Love/Hate Relationships With Printers

Writing novels consumes a lot of paper, and unfortunately, most printers seem designed to get the consumer to do one thing:  Buy more ink.  That’s where the companies make their money.

Inkjets are generally for recreational use, where you’re not going to be doing a lot of printing.  They’re not really made to handle the heavy duty work of printing an entire novel.  When I had inkjets, I’d sometimes go through an ink cartridge once a month.  At $50, it adds up really fast.  There was the added problem that several of the different brands had an ink monitor to tell you it was out of ink–before it ran out.  While I was researching one printer, I discovered the maker had been sued for this!
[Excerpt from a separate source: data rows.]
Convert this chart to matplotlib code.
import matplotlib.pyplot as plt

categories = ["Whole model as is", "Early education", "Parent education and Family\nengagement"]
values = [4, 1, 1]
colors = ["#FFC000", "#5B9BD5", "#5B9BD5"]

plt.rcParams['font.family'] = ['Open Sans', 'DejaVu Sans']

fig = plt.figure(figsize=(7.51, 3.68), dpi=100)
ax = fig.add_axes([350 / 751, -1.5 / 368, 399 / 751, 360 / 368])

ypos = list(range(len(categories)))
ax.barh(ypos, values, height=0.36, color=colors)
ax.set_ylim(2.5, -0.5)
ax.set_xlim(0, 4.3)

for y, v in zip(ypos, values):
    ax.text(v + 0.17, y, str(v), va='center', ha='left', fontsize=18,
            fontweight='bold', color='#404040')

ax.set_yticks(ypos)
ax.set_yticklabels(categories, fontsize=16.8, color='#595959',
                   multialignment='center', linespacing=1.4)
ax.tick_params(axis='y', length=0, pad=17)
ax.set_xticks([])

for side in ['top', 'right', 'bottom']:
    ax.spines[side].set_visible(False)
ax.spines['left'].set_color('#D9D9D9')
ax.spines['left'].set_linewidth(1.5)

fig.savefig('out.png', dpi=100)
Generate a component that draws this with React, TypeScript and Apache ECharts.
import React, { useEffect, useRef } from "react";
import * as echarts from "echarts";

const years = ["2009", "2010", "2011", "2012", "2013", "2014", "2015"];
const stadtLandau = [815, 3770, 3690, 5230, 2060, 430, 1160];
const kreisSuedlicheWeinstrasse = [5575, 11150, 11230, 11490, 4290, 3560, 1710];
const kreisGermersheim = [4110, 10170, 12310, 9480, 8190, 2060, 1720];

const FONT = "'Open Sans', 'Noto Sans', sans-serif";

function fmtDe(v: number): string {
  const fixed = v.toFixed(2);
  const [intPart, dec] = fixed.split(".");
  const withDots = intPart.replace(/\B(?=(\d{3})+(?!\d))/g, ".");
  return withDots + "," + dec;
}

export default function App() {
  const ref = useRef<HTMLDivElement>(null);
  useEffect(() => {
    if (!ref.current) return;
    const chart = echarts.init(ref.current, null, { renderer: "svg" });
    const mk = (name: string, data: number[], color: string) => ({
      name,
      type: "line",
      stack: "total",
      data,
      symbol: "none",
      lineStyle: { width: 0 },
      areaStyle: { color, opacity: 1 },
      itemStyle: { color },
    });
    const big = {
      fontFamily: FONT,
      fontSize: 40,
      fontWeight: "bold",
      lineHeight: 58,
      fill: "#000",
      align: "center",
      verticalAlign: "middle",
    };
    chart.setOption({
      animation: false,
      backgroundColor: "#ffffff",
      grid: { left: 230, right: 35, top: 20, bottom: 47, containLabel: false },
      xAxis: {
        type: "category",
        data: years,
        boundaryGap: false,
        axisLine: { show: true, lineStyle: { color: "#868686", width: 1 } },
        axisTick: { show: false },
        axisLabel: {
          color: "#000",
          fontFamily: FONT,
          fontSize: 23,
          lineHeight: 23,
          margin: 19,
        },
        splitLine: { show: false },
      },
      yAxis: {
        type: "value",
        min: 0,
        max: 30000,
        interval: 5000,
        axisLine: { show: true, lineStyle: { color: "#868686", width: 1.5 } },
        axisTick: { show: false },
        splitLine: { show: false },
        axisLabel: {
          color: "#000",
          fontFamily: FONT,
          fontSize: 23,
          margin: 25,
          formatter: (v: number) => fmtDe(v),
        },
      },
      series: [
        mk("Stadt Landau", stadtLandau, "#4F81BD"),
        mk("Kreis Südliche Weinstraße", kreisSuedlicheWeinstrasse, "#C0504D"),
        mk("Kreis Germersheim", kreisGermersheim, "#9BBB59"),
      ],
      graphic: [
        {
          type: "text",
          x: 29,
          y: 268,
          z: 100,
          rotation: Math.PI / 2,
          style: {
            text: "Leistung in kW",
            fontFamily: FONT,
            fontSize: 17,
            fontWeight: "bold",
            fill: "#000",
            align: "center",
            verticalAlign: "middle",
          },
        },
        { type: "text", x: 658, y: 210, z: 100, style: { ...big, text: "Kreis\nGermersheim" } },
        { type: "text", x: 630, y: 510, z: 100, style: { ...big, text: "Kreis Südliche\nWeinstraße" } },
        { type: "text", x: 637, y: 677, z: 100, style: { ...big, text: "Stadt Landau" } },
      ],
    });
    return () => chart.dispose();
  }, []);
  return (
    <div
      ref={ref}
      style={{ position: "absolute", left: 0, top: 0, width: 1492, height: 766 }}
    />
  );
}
Lasers get more for the mileage, though the cartridges are more expensive.  But they have their problems, too.   One printer I had to replace once it needed a drum because the part was more expensive than buying a new printer.  Another signaled it was out of toner before it was out.  The one I just bought eats toner at the default settings.  I had to go into the properties and change the settings to draft and set the black level a lot lower.  I can always adjust it if I need better quality.

If you’re thinking of buying a printer, start with the reviews of the cartridges, not the printer.  That’ll tell you more about what you’re getting than checking on how it prints.  If it’s a toner hog, reviewers will tell you work arounds.  One workaround is using different fonts.    The TNR everyone likes a lot (and which fights are started in writing circles) uses a lot of ink.  Calibri or Courer New doesn’t.  There’s also EcoFont, which is made to conserve ink.  Not pretty to look at, but it’ll help stretch the cartridge a little longer.